It wasn’t safe
Man in charge of Charlottetown’s fireworks show says wind direction Wednesday night made conditions unsafe for people in Victoria Park
It simply wasn’t safe to set off the fireworks in Charlottetown on Wednesday night, says the man in charge of the show.
George Wade, show designer for Nova Scotia-based Fireworks FX, told The Guardian on Thursday it’s his call at show time as to whether it’s safe to shoot.
The capital city’s Canada Day fireworks extravaganza was called off about 20 minutes before the 10 p.m. scheduled start due to the direction of wind gusts.
The show was moved to Thursday night.
“I’m the one that makes the call whether the show shoots,’’ Wade said, adding that he’s given a time to start by organizers and makes the call then.
It’s up to organizers to call it off before then.

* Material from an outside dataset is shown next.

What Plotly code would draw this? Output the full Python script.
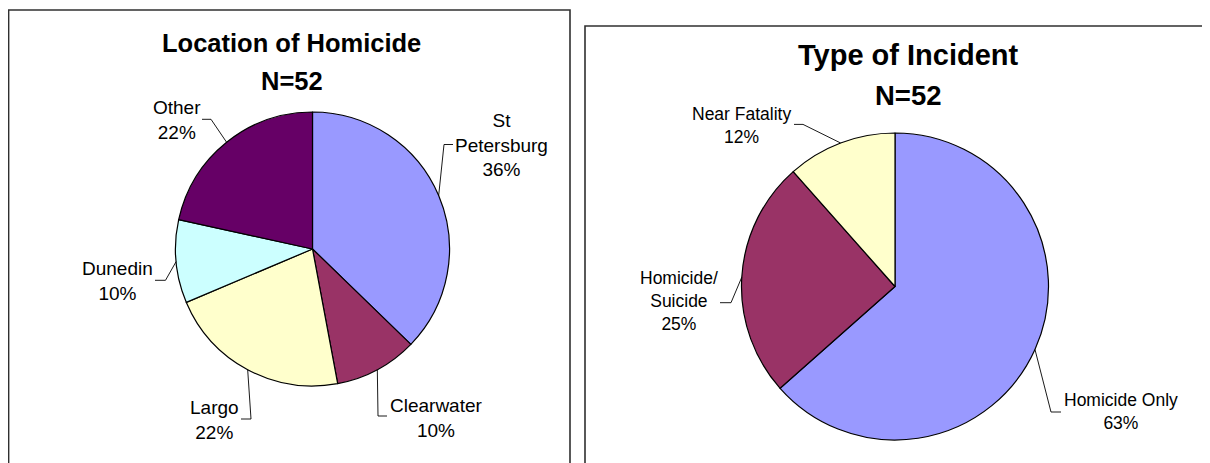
import math
import plotly.graph_objects as go

W, H = 1210, 463
OFF = 8  # page body margin in which the figure is placed

# ---------------- data ----------------
loc_names = ["St<br>Petersburg", "Clearwater", "Largo", "Dunedin", "Other"]
loc_counts = [19, 5, 11, 5, 11]
loc_pct = ["36%", "10%", "22%", "10%", "22%"]
loc_colors = ["#9999FF", "#993366", "#FFFFCC", "#CCFFFF", "#660066"]

inc_names = ["Homicide Only", "Homicide/<br>Suicide", "Near Fatality"]
inc_counts = [33, 13, 6]
inc_pct = ["63%", "25%", "12%"]
inc_colors = ["#9999FF", "#993366", "#FFFFCC"]

FONT = "Liberation Sans, Arial, sans-serif"

# ---------------- layout constants (window pixels) ----------------
left_pie = dict(cx=312.5, cy=249.0, r=137.0)
right_pie = dict(cx=895.0, cy=286.5, r=153.5)

loc_label_pos = [(501, 145), (436.5, 418), (214, 419.5), (117, 281), (177, 120)]
loc_elbows = [((453, 144.5), (444, 144.5)), ((387, 416), (378, 416)),
              ((241, 419), (251, 419)), ((155, 280.3), (165.5, 280.3)),
              ((202, 119.3), (211, 119.3))]
inc_label_pos = [(1121.4, 411), (678.5, 301), (741, 125)]
inc_elbows = [((1061, 412), (1051, 412)), ((720, 302.7), (731, 302.7)),
              ((794, 124.4), (803, 124.4))]


def px(x, y):
    return (x - OFF) / W, 1 - (y - OFF) / H


def domain(p):
    x0, y1 = px(p["cx"] - p["r"], p["cy"] - p["r"])
    x1, y0 = px(p["cx"] + p["r"], p["cy"] + p["r"])
    return dict(x=[x0, x1], y=[y0, y1])


def anchors(values, p):
    tot = float(sum(values))
    out, cum = [], 0.0
    for v in values:
        th = 2 * math.pi * (cum + v / 2) / tot
        out.append((p["cx"] + p["r"] * math.sin(th), p["cy"] - p["r"] * math.cos(th)))
        cum += v
    return out


fig = go.Figure()
for names, vals, cols, p in [(loc_names, loc_counts, loc_colors, left_pie),
                             (inc_names, inc_counts, inc_colors, right_pie)]:
    fig.add_trace(go.Pie(labels=[n.replace("<br>", " ") for n in names], values=vals,
                         sort=False, direction="clockwise", rotation=0,
                         marker=dict(colors=cols, line=dict(color="#000000", width=1.2)),
                         textinfo="none", hoverinfo="label+percent",
                         domain=domain(p), showlegend=False))

shapes = []
annotations = []

# panel borders
bx0, by1 = px(8, 10)
bx1, _ = px(570, 10)
shapes.append(dict(type="rect", xref="paper", yref="paper",
                   x0=bx0 + 0.6 / W, x1=bx1, y0=-0.05, y1=by1,
                   line=dict(color="#303030", width=1.6), fillcolor="rgba(0,0,0,0)", layer="below"))
rx0, ry1 = px(585, 26)
shapes.append(dict(type="rect", xref="paper", yref="paper",
                   x0=rx0, x1=1.05, y0=-0.05, y1=ry1,
                   line=dict(color="#303030", width=1.6), fillcolor="rgba(0,0,0,0)", layer="below"))

# labels + leader lines
for names, vals, pcts, p, lpos, elb, fs in [
        (loc_names, loc_counts, loc_pct, left_pie, loc_label_pos, loc_elbows, 19),
        (inc_names, inc_counts, inc_pct, right_pie, inc_label_pos, inc_elbows, 17.5)]:
    anc = anchors(vals, p)
    for name, pct, (lx, ly), ((e1x, e1y), (e2x, e2y)), (ax_, ay_) in zip(names, pcts, lpos, elb, anc):
        x, y = px(lx, ly)
        annotations.append(dict(x=x, y=y, xref="paper", yref="paper", showarrow=False,
                                text=name + "<br>" + pct, align="center",
                                xanchor="center", yanchor="middle",
                                font=dict(family=FONT, size=fs, color="#000000")))
        a = px(e1x, e1y); b = px(e2x, e2y); c = px(ax_, ay_)
        shapes.append(dict(type="path", xref="paper", yref="paper",
                           path=f"M {a[0]},{a[1]} L {b[0]},{b[1]} L {c[0]},{c[1]}",
                           line=dict(color="#000000", width=0.9)))

# titles
for txt, (tx, ty), fs in [("Location of Homicide", (291, 43), 25.5), ("N=52", (291.5, 81), 25.5),
                          ("Type of Incident", (908.5, 55), 29), ("N=52", (908, 95), 27.5)]:
    x, y = px(tx, ty)
    annotations.append(dict(x=x, y=y, xref="paper", yref="paper", showarrow=False,
                            text="<b>" + txt + "</b>", xanchor="center", yanchor="middle",
                            font=dict(family=FONT, size=fs, color="#000000")))

fig.update_layout(width=W, height=H, margin=dict(l=0, r=0, t=0, b=0),
                  paper_bgcolor="white", plot_bgcolor="white",
                  shapes=shapes, annotations=annotations, showlegend=False)

fig.write_html("out.html")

The problem Wednesday night was the wind direction, with gusts blowing directly at Victoria Park.
“We know no shell is going to land and blow up in the crowd. The issue I worry about is that you have an audience looking up in the sky and then these black particles ( from fireworks that have gone off ) coming down in the sky and filling everybody’s eyes with soot and sulphur.’’

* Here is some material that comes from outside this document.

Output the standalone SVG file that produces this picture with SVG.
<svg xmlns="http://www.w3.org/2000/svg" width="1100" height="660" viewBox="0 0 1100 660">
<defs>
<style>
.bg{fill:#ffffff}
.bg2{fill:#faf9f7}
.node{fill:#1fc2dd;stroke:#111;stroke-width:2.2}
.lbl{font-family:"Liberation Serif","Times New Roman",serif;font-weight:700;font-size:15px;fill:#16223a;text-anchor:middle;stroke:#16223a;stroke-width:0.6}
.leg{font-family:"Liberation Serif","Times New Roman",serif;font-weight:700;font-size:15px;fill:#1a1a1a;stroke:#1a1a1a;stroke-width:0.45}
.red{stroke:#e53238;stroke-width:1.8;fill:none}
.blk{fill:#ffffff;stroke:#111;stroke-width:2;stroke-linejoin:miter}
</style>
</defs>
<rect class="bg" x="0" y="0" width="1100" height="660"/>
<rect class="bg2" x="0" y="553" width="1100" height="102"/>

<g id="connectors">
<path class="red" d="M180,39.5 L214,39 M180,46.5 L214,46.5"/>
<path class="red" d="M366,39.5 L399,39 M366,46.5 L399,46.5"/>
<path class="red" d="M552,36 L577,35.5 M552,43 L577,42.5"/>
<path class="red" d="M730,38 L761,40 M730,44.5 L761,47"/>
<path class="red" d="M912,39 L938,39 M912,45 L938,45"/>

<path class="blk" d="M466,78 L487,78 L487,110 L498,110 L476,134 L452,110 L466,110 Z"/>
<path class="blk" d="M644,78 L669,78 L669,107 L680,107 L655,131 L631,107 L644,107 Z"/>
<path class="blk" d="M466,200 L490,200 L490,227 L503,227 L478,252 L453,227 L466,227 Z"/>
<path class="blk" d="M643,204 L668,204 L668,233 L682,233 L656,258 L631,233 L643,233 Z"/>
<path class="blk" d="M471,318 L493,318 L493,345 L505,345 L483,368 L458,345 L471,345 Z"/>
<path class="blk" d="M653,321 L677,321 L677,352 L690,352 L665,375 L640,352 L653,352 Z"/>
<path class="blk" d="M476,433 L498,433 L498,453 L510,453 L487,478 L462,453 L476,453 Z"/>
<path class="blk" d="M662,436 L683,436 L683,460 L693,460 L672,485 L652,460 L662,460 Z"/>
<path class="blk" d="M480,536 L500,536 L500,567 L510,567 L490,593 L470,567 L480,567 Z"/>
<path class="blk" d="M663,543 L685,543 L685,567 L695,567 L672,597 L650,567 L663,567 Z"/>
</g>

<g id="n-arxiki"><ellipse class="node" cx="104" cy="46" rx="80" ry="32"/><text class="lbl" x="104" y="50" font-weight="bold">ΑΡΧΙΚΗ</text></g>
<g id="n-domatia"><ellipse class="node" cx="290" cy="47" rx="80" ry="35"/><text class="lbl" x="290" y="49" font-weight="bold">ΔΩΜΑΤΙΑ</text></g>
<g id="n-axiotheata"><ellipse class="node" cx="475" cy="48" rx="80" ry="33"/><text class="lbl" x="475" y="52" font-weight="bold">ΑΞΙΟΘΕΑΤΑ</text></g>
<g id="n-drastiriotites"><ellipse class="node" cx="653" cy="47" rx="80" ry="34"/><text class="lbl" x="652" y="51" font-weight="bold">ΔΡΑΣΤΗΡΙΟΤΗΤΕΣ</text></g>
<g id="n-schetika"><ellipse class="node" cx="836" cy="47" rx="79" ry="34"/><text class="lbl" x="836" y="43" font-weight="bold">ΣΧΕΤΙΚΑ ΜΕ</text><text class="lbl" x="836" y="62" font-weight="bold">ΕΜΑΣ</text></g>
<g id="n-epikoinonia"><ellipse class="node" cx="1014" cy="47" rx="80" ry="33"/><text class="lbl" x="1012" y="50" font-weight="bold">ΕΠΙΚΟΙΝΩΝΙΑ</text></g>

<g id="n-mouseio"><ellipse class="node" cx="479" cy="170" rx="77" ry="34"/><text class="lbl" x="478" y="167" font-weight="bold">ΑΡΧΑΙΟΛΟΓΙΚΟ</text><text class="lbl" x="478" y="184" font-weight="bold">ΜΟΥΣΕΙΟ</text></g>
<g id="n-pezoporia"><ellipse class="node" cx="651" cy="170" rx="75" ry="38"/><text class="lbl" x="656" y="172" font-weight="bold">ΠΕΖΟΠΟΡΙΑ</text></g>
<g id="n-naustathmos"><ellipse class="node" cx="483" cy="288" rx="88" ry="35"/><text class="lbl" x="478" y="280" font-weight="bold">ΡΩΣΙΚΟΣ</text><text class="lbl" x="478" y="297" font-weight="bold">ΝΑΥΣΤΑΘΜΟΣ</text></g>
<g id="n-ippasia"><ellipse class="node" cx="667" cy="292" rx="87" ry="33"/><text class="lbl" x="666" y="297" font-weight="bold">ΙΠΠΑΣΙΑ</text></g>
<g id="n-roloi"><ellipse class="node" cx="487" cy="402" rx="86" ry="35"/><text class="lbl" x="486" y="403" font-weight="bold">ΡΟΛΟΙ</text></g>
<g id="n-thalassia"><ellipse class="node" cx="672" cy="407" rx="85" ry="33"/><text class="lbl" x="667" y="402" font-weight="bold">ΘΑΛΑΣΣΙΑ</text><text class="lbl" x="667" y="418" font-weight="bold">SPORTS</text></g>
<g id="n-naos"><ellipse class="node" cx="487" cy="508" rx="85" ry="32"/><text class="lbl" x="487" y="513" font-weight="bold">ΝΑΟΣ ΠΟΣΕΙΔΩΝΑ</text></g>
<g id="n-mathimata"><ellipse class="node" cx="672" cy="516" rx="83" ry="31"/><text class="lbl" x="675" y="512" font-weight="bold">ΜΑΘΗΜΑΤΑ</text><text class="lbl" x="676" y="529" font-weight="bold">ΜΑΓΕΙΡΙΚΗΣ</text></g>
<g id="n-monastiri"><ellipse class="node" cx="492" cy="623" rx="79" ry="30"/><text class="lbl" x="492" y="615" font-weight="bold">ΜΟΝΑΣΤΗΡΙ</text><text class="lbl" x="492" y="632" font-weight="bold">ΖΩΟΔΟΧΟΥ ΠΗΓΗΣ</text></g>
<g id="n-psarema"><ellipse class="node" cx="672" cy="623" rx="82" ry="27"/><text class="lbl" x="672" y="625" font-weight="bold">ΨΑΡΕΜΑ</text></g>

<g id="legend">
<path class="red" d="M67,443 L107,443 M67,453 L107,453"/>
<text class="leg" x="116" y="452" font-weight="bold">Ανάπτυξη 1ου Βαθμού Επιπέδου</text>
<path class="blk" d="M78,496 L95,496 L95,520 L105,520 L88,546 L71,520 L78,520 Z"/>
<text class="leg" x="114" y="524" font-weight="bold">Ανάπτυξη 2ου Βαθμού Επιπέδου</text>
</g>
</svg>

Wade said eight shows were called off in the Maritimes Wednesday, including shows in Cornwall as well as Halifax.
Donna Hurry, tourism officer with the City of Charlottetown, said the wind direction wasn’t a problem at 9 p.m. on Wednesday but the direction of the wind changed.
“As an organizer, you’re really disappointed that you can’t pull off something that you worked on for months,’’ Hurry said.

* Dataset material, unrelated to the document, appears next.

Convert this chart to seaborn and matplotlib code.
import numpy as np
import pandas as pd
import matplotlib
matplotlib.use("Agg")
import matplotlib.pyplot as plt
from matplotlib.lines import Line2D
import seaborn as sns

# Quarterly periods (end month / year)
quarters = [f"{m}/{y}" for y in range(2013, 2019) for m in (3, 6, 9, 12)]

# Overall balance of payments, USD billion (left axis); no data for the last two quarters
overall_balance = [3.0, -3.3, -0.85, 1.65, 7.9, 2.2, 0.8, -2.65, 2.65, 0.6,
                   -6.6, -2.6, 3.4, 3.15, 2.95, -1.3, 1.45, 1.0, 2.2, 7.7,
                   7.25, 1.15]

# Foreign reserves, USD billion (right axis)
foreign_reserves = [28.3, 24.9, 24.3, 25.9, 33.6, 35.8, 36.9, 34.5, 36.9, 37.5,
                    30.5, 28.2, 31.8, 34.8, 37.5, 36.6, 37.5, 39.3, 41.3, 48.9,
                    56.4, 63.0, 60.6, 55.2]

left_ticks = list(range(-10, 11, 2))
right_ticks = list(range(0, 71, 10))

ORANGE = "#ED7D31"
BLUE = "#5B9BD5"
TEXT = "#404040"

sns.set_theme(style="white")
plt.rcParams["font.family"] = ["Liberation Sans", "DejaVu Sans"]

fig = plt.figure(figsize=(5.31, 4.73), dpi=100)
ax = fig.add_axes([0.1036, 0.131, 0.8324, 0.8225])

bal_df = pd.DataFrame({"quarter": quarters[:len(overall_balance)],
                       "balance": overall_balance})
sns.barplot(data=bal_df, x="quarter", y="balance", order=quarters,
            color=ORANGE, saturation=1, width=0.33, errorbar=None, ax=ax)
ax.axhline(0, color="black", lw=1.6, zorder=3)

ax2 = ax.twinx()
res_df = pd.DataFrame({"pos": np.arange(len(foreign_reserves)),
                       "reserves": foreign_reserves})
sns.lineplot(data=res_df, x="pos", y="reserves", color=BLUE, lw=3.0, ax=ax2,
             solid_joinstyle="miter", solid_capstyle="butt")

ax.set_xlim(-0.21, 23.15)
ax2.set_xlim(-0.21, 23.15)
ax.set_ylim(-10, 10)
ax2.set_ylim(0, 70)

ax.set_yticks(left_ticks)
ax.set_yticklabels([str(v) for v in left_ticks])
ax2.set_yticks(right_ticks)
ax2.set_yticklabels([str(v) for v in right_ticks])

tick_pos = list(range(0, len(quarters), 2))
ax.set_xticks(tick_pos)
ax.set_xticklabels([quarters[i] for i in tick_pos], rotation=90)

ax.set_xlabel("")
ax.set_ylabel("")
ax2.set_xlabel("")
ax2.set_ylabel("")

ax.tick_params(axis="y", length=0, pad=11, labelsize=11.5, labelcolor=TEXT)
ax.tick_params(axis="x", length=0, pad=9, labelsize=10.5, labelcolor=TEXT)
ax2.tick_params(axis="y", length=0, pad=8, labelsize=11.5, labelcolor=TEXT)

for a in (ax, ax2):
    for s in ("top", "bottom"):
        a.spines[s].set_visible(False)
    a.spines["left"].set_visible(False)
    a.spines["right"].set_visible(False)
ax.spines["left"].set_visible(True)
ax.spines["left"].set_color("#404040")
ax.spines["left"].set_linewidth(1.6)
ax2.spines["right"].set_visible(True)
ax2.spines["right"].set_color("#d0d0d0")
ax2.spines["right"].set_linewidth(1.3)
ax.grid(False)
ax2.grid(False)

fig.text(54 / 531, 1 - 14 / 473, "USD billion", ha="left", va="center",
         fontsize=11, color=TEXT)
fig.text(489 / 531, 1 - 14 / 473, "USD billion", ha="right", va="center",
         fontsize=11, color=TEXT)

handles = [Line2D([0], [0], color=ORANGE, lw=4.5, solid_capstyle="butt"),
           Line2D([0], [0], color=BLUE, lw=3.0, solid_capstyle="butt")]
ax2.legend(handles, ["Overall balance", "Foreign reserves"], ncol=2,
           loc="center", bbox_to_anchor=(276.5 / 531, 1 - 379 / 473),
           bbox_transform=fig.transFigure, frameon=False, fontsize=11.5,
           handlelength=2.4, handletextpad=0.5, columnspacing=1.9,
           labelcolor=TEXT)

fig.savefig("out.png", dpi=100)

Barbara Joslin, who was at Victoria Park for the show, wasn’t impressed at how things were handled.
“We were close enough to hear the announcement,’’ Joslin told The Guardian.
“Honestly, there was barely a breeze. People were confused and no one knew if the announcement (that the show was postponed) was for real. This was very poorly handled.’’
Trevor Wade MacInnis said he agreed with the decision to postpone Wednesday.
“My 13-year-old daughter? Not so happy,’’ MacInnis said. “Hopefully the decision was made with safety in mind.’’
Ryan Gillis said they made the right call.
“I was at Fishbones on the rooftop and the wind was whipping in around the buildings up there but not until shortly before the supposed start time,’’ Gillis said. “Safety first.’’
Robyn McCormack said she understands people were disappointed but safety comes first.
“Can you just imagine the outcry had they gone ahead with them and, God forbid, someone were to be injured?’’ McCormack said.